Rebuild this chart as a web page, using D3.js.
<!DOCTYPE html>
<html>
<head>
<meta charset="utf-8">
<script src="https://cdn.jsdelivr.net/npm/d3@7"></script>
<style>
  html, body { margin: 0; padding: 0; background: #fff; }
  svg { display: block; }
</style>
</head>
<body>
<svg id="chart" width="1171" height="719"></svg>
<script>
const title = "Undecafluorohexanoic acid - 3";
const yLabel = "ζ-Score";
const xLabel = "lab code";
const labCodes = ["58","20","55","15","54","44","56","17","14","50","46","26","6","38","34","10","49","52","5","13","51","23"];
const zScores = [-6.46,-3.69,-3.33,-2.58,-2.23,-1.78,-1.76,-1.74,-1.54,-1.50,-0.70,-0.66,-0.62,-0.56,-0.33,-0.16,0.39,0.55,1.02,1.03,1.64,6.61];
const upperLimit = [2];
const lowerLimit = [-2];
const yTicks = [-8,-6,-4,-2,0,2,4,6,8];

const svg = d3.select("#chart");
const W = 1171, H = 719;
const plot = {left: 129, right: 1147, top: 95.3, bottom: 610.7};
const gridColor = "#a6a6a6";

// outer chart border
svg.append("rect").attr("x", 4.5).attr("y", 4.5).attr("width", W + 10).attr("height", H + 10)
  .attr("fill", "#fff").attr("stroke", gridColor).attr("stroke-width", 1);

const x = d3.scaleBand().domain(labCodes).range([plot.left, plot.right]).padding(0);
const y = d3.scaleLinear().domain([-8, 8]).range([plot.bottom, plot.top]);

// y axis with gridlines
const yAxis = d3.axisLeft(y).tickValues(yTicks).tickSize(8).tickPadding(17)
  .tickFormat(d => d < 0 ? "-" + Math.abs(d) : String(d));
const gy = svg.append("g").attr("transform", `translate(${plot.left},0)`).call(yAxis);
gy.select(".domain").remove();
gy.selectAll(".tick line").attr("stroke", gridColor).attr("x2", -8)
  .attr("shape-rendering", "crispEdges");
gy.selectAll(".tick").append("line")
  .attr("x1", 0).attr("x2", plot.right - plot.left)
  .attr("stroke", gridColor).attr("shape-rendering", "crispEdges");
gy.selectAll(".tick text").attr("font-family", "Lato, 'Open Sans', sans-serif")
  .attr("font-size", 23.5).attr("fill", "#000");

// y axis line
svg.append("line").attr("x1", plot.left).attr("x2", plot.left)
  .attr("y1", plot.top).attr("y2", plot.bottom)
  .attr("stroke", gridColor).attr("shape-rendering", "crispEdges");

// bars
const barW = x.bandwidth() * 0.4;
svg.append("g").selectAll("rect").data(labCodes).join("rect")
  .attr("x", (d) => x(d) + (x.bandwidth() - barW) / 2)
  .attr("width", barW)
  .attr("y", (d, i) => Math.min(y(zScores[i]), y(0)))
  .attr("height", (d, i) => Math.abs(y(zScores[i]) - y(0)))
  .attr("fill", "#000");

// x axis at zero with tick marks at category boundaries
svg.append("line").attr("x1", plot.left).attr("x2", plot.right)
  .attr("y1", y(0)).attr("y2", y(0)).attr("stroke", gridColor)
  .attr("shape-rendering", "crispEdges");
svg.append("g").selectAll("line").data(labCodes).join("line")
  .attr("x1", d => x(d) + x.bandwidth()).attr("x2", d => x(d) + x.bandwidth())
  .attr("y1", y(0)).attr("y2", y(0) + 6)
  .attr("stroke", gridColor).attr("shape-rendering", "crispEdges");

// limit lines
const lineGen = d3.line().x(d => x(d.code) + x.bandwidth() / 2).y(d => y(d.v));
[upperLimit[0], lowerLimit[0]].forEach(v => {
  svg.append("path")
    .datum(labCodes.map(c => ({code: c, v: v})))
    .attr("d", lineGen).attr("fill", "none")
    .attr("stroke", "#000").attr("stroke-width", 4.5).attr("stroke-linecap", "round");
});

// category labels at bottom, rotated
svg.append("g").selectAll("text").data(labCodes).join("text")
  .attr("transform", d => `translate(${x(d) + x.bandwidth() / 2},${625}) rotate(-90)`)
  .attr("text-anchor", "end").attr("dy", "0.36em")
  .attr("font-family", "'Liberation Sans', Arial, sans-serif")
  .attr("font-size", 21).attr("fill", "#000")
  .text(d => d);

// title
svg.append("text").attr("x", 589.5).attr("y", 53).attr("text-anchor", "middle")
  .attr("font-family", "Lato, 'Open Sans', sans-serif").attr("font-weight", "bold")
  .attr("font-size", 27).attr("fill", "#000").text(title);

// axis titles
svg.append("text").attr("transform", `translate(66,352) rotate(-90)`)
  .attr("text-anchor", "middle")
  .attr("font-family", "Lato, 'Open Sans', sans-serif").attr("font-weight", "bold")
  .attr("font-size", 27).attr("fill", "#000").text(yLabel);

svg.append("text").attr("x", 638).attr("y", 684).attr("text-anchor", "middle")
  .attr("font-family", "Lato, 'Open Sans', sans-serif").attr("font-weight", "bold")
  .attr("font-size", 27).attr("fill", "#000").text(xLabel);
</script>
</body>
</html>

DIRECTIONS FOR THIS TASK: Reproduce the material precisely, including every line.

TASK RESPONSE:
Rebuild this chart as a web page, using D3.js.
<!DOCTYPE html>
<html>
<head>
<meta charset="utf-8">
<script src="https://cdn.jsdelivr.net/npm/d3@7"></script>
<style>
  html, body { margin: 0; padding: 0; background: #fff; }
  svg { display: block; }
</style>
</head>
<body>
<svg id="chart" width="1171" height="719"></svg>
<script>
const title = "Undecafluorohexanoic acid - 3";
const yLabel = "ζ-Score";
const xLabel = "lab code";
const labCodes = ["58","20","55","15","54","44","56","17","14","50","46","26","6","38","34","10","49","52","5","13","51","23"];
const zScores = [-6.46,-3.69,-3.33,-2.58,-2.23,-1.78,-1.76,-1.74,-1.54,-1.50,-0.70,-0.66,-0.62,-0.56,-0.33,-0.16,0.39,0.55,1.02,1.03,1.64,6.61];
const upperLimit = [2];
const lowerLimit = [-2];
const yTicks = [-8,-6,-4,-2,0,2,4,6,8];

const svg = d3.select("#chart");
const W = 1171, H = 719;
const plot = {left: 129, right: 1147, top: 95.3, bottom: 610.7};
const gridColor = "#a6a6a6";

// outer chart border
svg.append("rect").attr("x", 4.5).attr("y", 4.5).attr("width", W + 10).attr("height", H + 10)
  .attr("fill", "#fff").attr("stroke", gridColor).attr("stroke-width", 1);

const x = d3.scaleBand().domain(labCodes).range([plot.left, plot.right]).padding(0);
const y = d3.scaleLinear().domain([-8, 8]).range([plot.bottom, plot.top]);

// y axis with gridlines
const yAxis = d3.axisLeft(y).tickValues(yTicks).tickSize(8).tickPadding(17)
  .tickFormat(d => d < 0 ? "-" + Math.abs(d) : String(d));
const gy = svg.append("g").attr("transform", `translate(${plot.left},0)`).call(yAxis);
gy.select(".domain").remove();
gy.selectAll(".tick line").attr("stroke", gridColor).attr("x2", -8)
  .attr("shape-rendering", "crispEdges");
gy.selectAll(".tick").append("line")
  .attr("x1", 0).attr("x2", plot.right - plot.left)
  .attr("stroke", gridColor).attr("shape-rendering", "crispEdges");
gy.selectAll(".tick text").attr("font-family", "Lato, 'Open Sans', sans-serif")
  .attr("font-size", 23.5).attr("fill", "#000");

// y axis line
svg.append("line").attr("x1", plot.left).attr("x2", plot.left)
  .attr("y1", plot.top).attr("y2", plot.bottom)
  .attr("stroke", gridColor).attr("shape-rendering", "crispEdges");

// bars
const barW = x.bandwidth() * 0.4;
svg.append("g").selectAll("rect").data(labCodes).join("rect")
  .attr("x", (d) => x(d) + (x.bandwidth() - barW) / 2)
  .attr("width", barW)
  .attr("y", (d, i) => Math.min(y(zScores[i]), y(0)))
  .attr("height", (d, i) => Math.abs(y(zScores[i]) - y(0)))
  .attr("fill", "#000");

// x axis at zero with tick marks at category boundaries
svg.append("line").attr("x1", plot.left).attr("x2", plot.right)
  .attr("y1", y(0)).attr("y2", y(0)).attr("stroke", gridColor)
  .attr("shape-rendering", "crispEdges");
svg.append("g").selectAll("line").data(labCodes).join("line")
  .attr("x1", d => x(d) + x.bandwidth()).attr("x2", d => x(d) + x.bandwidth())
  .attr("y1", y(0)).attr("y2", y(0) + 6)
  .attr("stroke", gridColor).attr("shape-rendering", "crispEdges");

// limit lines
const lineGen = d3.line().x(d => x(d.code) + x.bandwidth() / 2).y(d => y(d.v));
[upperLimit[0], lowerLimit[0]].forEach(v => {
  svg.append("path")
    .datum(labCodes.map(c => ({code: c, v: v})))
    .attr("d", lineGen).attr("fill", "none")
    .attr("stroke", "#000").attr("stroke-width", 4.5).attr("stroke-linecap", "round");
});

// category labels at bottom, rotated
svg.append("g").selectAll("text").data(labCodes).join("text")
  .attr("transform", d => `translate(${x(d) + x.bandwidth() / 2},${625}) rotate(-90)`)
  .attr("text-anchor", "end").attr("dy", "0.36em")
  .attr("font-family", "'Liberation Sans', Arial, sans-serif")
  .attr("font-size", 21).attr("fill", "#000")
  .text(d => d);

// title
svg.append("text").attr("x", 589.5).attr("y", 53).attr("text-anchor", "middle")
  .attr("font-family", "Lato, 'Open Sans', sans-serif").attr("font-weight", "bold")
  .attr("font-size", 27).attr("fill", "#000").text(title);

// axis titles
svg.append("text").attr("transform", `translate(66,352) rotate(-90)`)
  .attr("text-anchor", "middle")
  .attr("font-family", "Lato, 'Open Sans', sans-serif").attr("font-weight", "bold")
  .attr("font-size", 27).attr("fill", "#000").text(yLabel);

svg.append("text").attr("x", 638).attr("y", 684).attr("text-anchor", "middle")
  .attr("font-family", "Lato, 'Open Sans', sans-serif").attr("font-weight", "bold")
  .attr("font-size", 27).attr("fill", "#000").text(xLabel);
</script>
</body>
</html>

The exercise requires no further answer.